Tamil aaytam

Bh. Krishnamurti bhk at HD1.VSNL.NET.IN
Tue Oct 14 05:35:17 UTC 1997


In reponse to Palaniappan's comments, I would like to say the following:
1.Alternations in vowel length are explainable in most cases in Dravidian,
e.g. *iir-/*ir-u 'two', paar-/par-a- 'to spread'(see my TVB,Vowel-length,
p.121); similarly the laternation in  paac-/pacc-, ciiR-/ciRR- is
explainable by morphophonemic rules which operated at the  Proto-Dravidian
stage.

2. I set up a laryngeal where length variation within paradigms
(inflectional or derivational)cannot be exlained by established rules, e.g.
*caa(y)-, ce-, ca- 'die', *waa-,waar-: war-V-, wa- 'come', *taa-,
taar-:tar-V-, tee-, tay-, ta- 'bring', etc.
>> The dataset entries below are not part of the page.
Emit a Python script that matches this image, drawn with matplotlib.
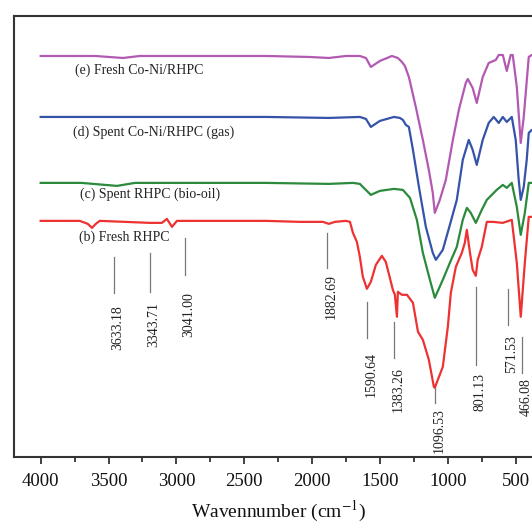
import numpy as np
import matplotlib
matplotlib.use('Agg')
import matplotlib.pyplot as plt

plt.rcParams['font.family'] = ['Liberation Serif', 'DejaVu Serif']
plt.rcParams['mathtext.fontset'] = 'stix'

# spectra (wavenumber, offset transmittance)
wn_e = [4000, 3600, 3394, 3270, 2341, 2020, 1877, 1752, 1649, 1604, 1568, 1502, 1413, 1369,
        1339, 1317, 1288, 1237, 1185, 1141, 1112, 1097, 1060, 1016, 964, 920, 869, 854, 818,
        788, 744, 700, 648, 626, 596, 567, 538, 523, 493, 464, 442, 405, 383, 370]
tr_e = [401, 401, 399, 401, 401, 400, 399, 401, 401, 399, 390, 396, 401, 399,
        395, 391, 380, 350, 317, 287, 264, 244, 257, 277, 317, 347, 374, 378, 369,
        354, 380, 394, 397, 402, 402, 386, 402, 402, 370, 314, 340, 400, 402, 402]

wn_d = [4000, 2341, 1877, 1649, 1604, 1568, 1502, 1398, 1354, 1332, 1310, 1288, 1258, 1214,
        1163, 1112, 1089, 1038, 986, 935, 891, 847, 818, 788, 744, 700, 663, 626, 596, 567,
        530, 501, 479, 464, 442, 420, 405, 383, 370]
tr_d = [340, 340, 339, 340, 338, 330, 336, 340, 339, 337, 332, 330, 307, 270,
        230, 204, 197, 207, 232, 257, 297, 317, 307, 292, 317, 334, 340, 334, 340, 335,
        340, 317, 277, 257, 270, 297, 324, 327, 327]

wn_c = [4000, 3700, 3438, 3305, 2341, 1877, 1700, 1649, 1620, 1568, 1502, 1398, 1332, 1280,
        1229, 1185, 1133, 1097, 1038, 986, 935, 891, 861, 832, 795, 751, 714, 641, 596, 567,
        530, 493, 464, 434, 405, 383, 370]
tr_c = [274, 274, 271, 274, 274, 273, 274, 273, 269, 262, 266, 268, 267, 259,
        237, 204, 177, 159, 177, 194, 210, 237, 249, 244, 234, 247, 257, 267, 272, 269,
        274, 250, 222, 244, 274, 274, 274]

wn_b = [4000, 3712, 3653, 3622, 3594, 3565, 3195, 3107, 3070, 3033, 2996, 2341, 2091, 1921,
        1877, 1833, 1752, 1722, 1700, 1671, 1649, 1627, 1597, 1568, 1531, 1487, 1458, 1428,
        1406, 1391, 1376, 1369, 1339, 1302, 1258, 1221, 1185, 1141, 1104, 1097, 1038, 1001,
        979, 942, 898, 876, 861, 839, 818, 795, 781, 751, 714, 670, 596, 530, 493, 464, 434,
        405, 383, 370]
tr_b = [236, 236, 233, 229, 233, 236, 234, 234, 238, 230, 236, 236, 235, 235,
        233, 235, 236, 235, 224, 215, 200, 180, 168, 175, 192, 201, 195, 179,
        167, 162, 140, 165, 162, 162, 154, 125, 117, 97, 70, 69, 90, 130,
        164, 190, 204, 214, 227, 205, 187, 181, 197, 210, 235, 235, 234, 237, 194, 140, 194,
        240, 240, 240]

series = [
    (wn_e, tr_e, '#b25ab2', '(e) Fresh Co-Ni/RHPC', 3750, 387),
    (wn_d, tr_d, '#3553a8', '(d) Spent Co-Ni/RHPC (gas)', 3765, 325),
    (wn_c, tr_c, '#2b8a3b', '(c) Spent RHPC (bio-oil)', 3712, 263),
    (wn_b, tr_b, '#ee3131', '(b) Fresh RHPC', 3718, 220),
]

# peak labels of (b): text, marker x, line top, line bottom, text top
peak_txt = ['3633.18', '3343.71', '3041.00', '1882.69', '1590.64', '1383.26',
            '1096.53', '801.13', '571.53', '466.08']
peak_x = [3460, 3195, 2937, 1892, 1597, 1398, 1097, 795, 560, 456]
peak_top = [200, 204, 219, 224, 155, 135, 69, 170, 168, 120]
peak_bot = [164, 165, 182, 189, 119, 99, 54, 92, 132, 84]
peak_lbl = [152, 155, 165, 183, 105, 90, 49, 84, 122, 79]

fig = plt.figure(figsize=(5.32, 5.25), dpi=100)
ax = fig.add_axes([0.0254, 0.1301, 0.9953, 0.8394])

for wn, tr, col, name, lx, ly in series:
    ax.plot(wn, tr, color=col, lw=1.6, solid_joinstyle='round')
    ax.text(lx, ly, name, fontsize=10, color='#222222', ha='left', va='center')

for t, x, y1, y0, yt in zip(peak_txt, peak_x, peak_top, peak_bot, peak_lbl):
    ax.plot([x, x], [y0, y1], color='#777777', lw=0.9)
    ax.text(x - 30, yt, t, rotation=90, fontsize=10, color='#222222',
            ha='center', va='top')

ax.set_xlim(4200, 300)
ax.set_ylim(0, 441)
ax.set_xticks([4000, 3500, 3000, 2500, 2000, 1500, 1000, 500])
ax.set_xticks(np.arange(3750, 300, -500), minor=True)
ax.set_yticks([])
for s in ax.spines.values():
    s.set_linewidth(1.5)
    s.set_color('#333333')
ax.tick_params(axis='x', which='major', direction='out', length=5, width=1.3,
               labelsize=13.5, pad=6.5, colors='#333333', labelcolor='#111111')
ax.tick_params(axis='x', which='minor', direction='out', length=3.5, width=1.3,
               colors='#333333')
ax.set_xlabel('Wavennumber (cm$^{-1}$)', fontsize=14, labelpad=7, color='#111111')

fig.savefig('out.png', dpi=100)
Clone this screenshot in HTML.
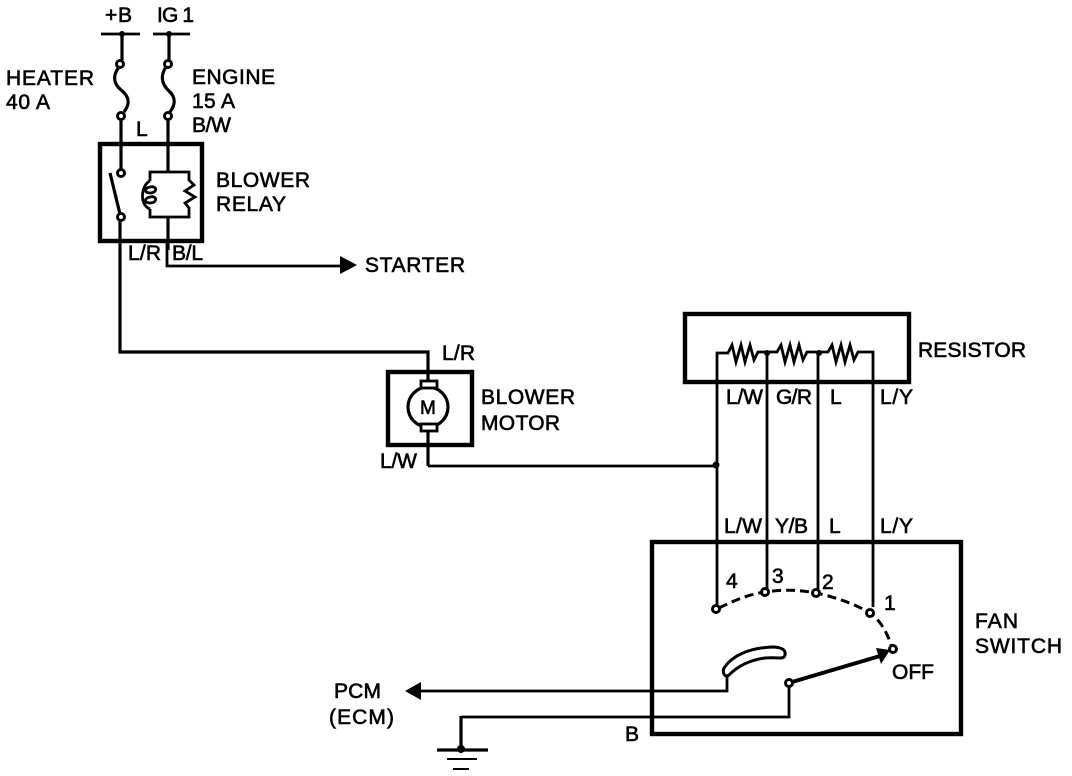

In the verb 'hear',we need
sveral reconstructions *wen-, win-, wiin (Te. wiinu 'ear');in this *weHn
>*weyn/*wiyn with loss of H/y before n and vowel length, vowel quality
change are all explained. Ancient Tamil aaytam becomes y in medeival
inscriptions. noo/noy is explainable without *H because *noy (with attested
y) contracts to noo. Ohter items like uuN-/uN-, kaaN-/kaN-, tiin-/tin- have
no *y in the etymology. The demonstrative bases aH, iH, yaH alteranate with
aa, ii, yaa  in PDr.I do not think that paa and paar are related in the same
way as waa and waar.

3. Tolk. sandhi h in muTTiitu, kaRRiitu is a case of reverse spelling. Since
h assimilates to the following voiceless stop, the geminate in external
(non-case)
sandhi is spelt as h+T, or h+R. Phonetically there is no way how the first
member of a geminate becomes lenitioned. This was posited as a spelling
convention in word sandhi to keep the identity of the conjoined words.
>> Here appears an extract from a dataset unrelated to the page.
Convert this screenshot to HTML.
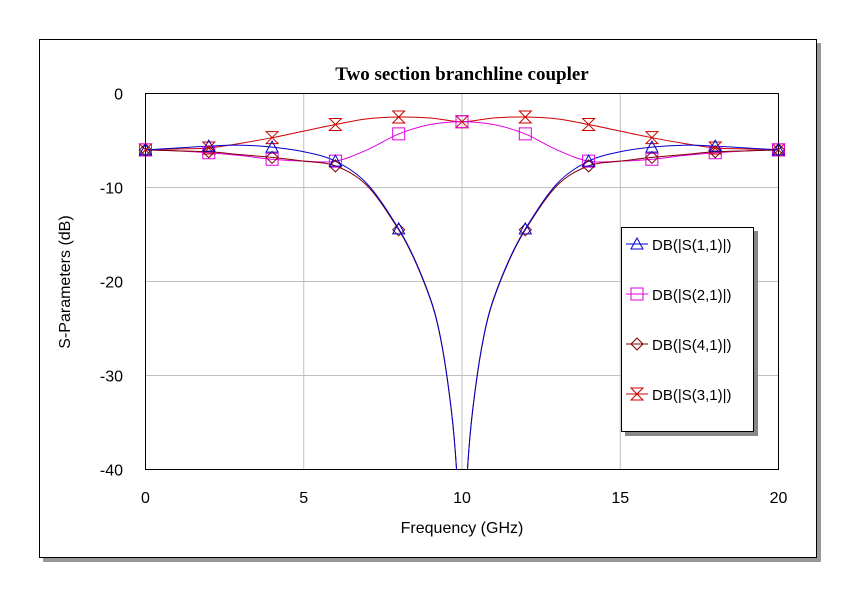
<!DOCTYPE html>
<html><head><meta charset="utf-8"><style>
html,body{margin:0;padding:0;background:#fff;overflow:hidden;width:864px;height:605px;}
svg{display:block;}
svg text{font-family:"Liberation Sans",Arial,sans-serif;}
</style></head><body>
<svg width="864" height="605" viewBox="0 0 864 605" xmlns="http://www.w3.org/2000/svg">
<rect x="43" y="43" width="778" height="519" fill="#999"/>
<rect x="39.5" y="39.5" width="777" height="518" fill="#fff" stroke="#000"/>
<text x="462" y="80" text-anchor="middle" style="font-family:'Liberation Serif',serif" font-weight="bold" font-size="19">Two section branchline coupler</text>
<g id="grid"></g>
<rect x="145.5" y="93.5" width="633" height="376" fill="none" stroke="#000"/>
<g id="ticks"></g>
<text x="462" y="533" text-anchor="middle" font-size="16">Frequency (GHz)</text>
<text transform="translate(70,282) rotate(-90)" text-anchor="middle" font-size="16">S-Parameters (dB)</text>
<defs><clipPath id="clip"><rect x="145" y="93" width="634" height="377"/></clipPath></defs>
<g id="series" clip-path="url(#clip)"></g>
<g id="markers"></g>
<rect x="625" y="231" width="133" height="205" fill="#888"/>
<rect x="621.5" y="227.5" width="132" height="204" fill="#fff" stroke="#000"/>
<g id="legend"></g>
</svg>
<script>
const xTicks=[0,5,10,15,20];
const yTicks=[0,-10,-20,-30,-40];
const freqS11=[0,1,2,3,4,5,6,7,8,8.5,9,9.25,9.5,9.75,9.9,10,10.1,10.25,10.5,10.75,11,11.5,12,13,14,15,16,17,18,19,20];
const valS11=[-6,-5.8,-5.6,-5.5,-5.7,-6.2,-7.2,-9.6,-14.4,-17.6,-21.8,-24.8,-29.5,-36.5,-45,-60,-45,-36.5,-29.5,-24.8,-21.8,-17.6,-14.4,-9.6,-7.2,-6.2,-5.7,-5.5,-5.6,-5.8,-6];
const valS41=[-6,-6.1,-6.2,-6.5,-6.8,-7.2,-7.7,-9.8,-14.5,-17.7,-21.9,-24.9,-29.6,-36.6,-45,-60,-45,-36.6,-29.6,-24.9,-21.9,-17.7,-14.5,-9.8,-7.7,-7.2,-6.8,-6.5,-6.2,-6.1,-6];
const freq=[0,1,2,3,4,5,6,7,8,9,10,11,12,13,14,15,16,17,18,19,20];
const valS21=[-6,-6.1,-6.3,-6.6,-7,-7.2,-7.2,-6,-4.3,-3.3,-3,-3.3,-4.3,-6,-7.2,-7.2,-7,-6.6,-6.3,-6.1,-6];
const valS31=[-6,-5.9,-5.8,-5.3,-4.7,-4,-3.3,-2.7,-2.5,-2.6,-3,-2.6,-2.5,-2.7,-3.3,-4,-4.7,-5.3,-5.8,-5.9,-6];
const markerFreqs=[0,2,4,6,8,10,12,14,16,18,20];
const NS='http://www.w3.org/2000/svg';
const X=f=>145.5+f*633/20, Y=d=>93.5-d*376/40;
function mk(t,a,p){const e=document.createElementNS(NS,t);for(const k in a)e.setAttribute(k,a[k]);p.appendChild(e);return e;}
const grid=document.getElementById('grid'),ticks=document.getElementById('ticks');
xTicks.forEach(t=>{const l=mk('line',{x1:X(t),x2:X(t),y1:93,y2:470,stroke:'#c0c0c0'},grid);


const tx=mk('text',{x:X(t),y:503,'text-anchor':'middle','font-size':16},ticks);tx.textContent=t;

});
yTicks.forEach(t=>{const l=mk('line',{x1:145,x2:779,y1:Y(t),y2:Y(t),stroke:'#c0c0c0'},grid);


const tx=mk('text',{x:123,y:Y(t)+6,'text-anchor':'end','font-size':16},ticks);tx.textContent=t;

});
function pathFor(fs,vs){const n=fs.length;const m=[];
for(let i=0;i<n;i++){const a=Math.max(0,i-1),b=Math.min(n-1,i+1);m.push((vs[b]-vs[a])/(fs[b]-fs[a]));}
let d='M'+X(fs[0])+','+Y(vs[0]);
for(let i=0;i<n-1;i++){const h=fs[i+1]-fs[i];
d+=' C'+X(fs[i]+h/3)+','+Y(vs[i]+m[i]*h/3)+' '+X(fs[i+1]-h/3)+','+Y(vs[i+1]-m[i+1]*h/3)+' '+X(fs[i+1])+','+Y(vs[i+1]);}
return d;}
function interp(fs,vs,f){for(let i=0;i<fs.length;i++)if(Math.abs(fs[i]-f)<1e-9)return vs[i];return null;}
function marker(type,x,y,c,p){let d;
if(type==='tri')d=`M${x-6},${y+5}L${x},${y-6}L${x+6},${y+5}Z`;
else if(type==='sq')d=`M${x-6},${y-6}h12v12h-12Z`;
else if(type==='dia')d=`M${x},${y-6}L${x+6},${y}L${x},${y+6}L${x-6},${y}Z`;
else d=`M${x-6},${y-6}h12L${x-6},${y+6}h12Z`;
return mk('path',{d:d,fill:'none',stroke:c,'stroke-width':1},p);}
const series=[
 {name:'s31',f:freq,v:valS31,c:'#cc0000',m:'hg',label:'DB(|S(3,1)|)'},
 {name:'s21',f:freq,v:valS21,c:'#e000e0',m:'sq',label:'DB(|S(2,1)|)'},
 {name:'s41',f:freqS11,v:valS41,c:'#800000',m:'dia',label:'DB(|S(4,1)|)'},
 {name:'s11',f:freqS11,v:valS11,c:'#0000cc',m:'tri',label:'DB(|S(1,1)|)'}];
const sg=document.getElementById('series'),mg=document.getElementById('markers');
series.forEach(s=>{const p=mk('path',{d:pathFor(s.f,s.v),fill:'none',stroke:s.c,'stroke-width':1},sg);


markerFreqs.forEach(f=>{const v=interp(s.f,s.v,f);if(v===null||v<-40)return;
const mm=marker(s.m,X(f),Y(v),s.c,mg);

});});
const lg=document.getElementById('legend');
const order=[3,1,2,0];
order.forEach((si,i)=>{const s=series[si];const y=244+i*50;
const l=mk('line',{x1:626,x2:648,y1:y,y2:y,stroke:s.c},lg);


marker(s.m,637,y,s.c,lg);
const t=mk('text',{x:652,y:y+6,'font-size':15,fill:'#000'},lg);t.textContent=s.label;

});
</script>
</body></html>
4. I sent copies of my paper to Professors Emeneau, Hans Hock, Henry
Hoenigswald  and George Cardona. If you live near any of these places you
may request for a copy of it.

5.It is difficult to give all the arguments here. What I need is more
information on (a)When was aaytam first found in the writing system?  (b)
why was it written with three circles, similar to Skt. visarga? (c) how does
one reconstrcut its phonetics in Old and Medeival Tamil? (d) Since h+P
(voiceless stop), contrasts with PP and P, h must have been a phoneme in
Early Tamil unlike the short u and short i with which Tolk classified it as
caarpeZuttu.

6. After TVB I hav been using *w for PDr because I think it was phonetically
a bilabial in PDr and not a labiodental. Further comments welcome. Bh.K.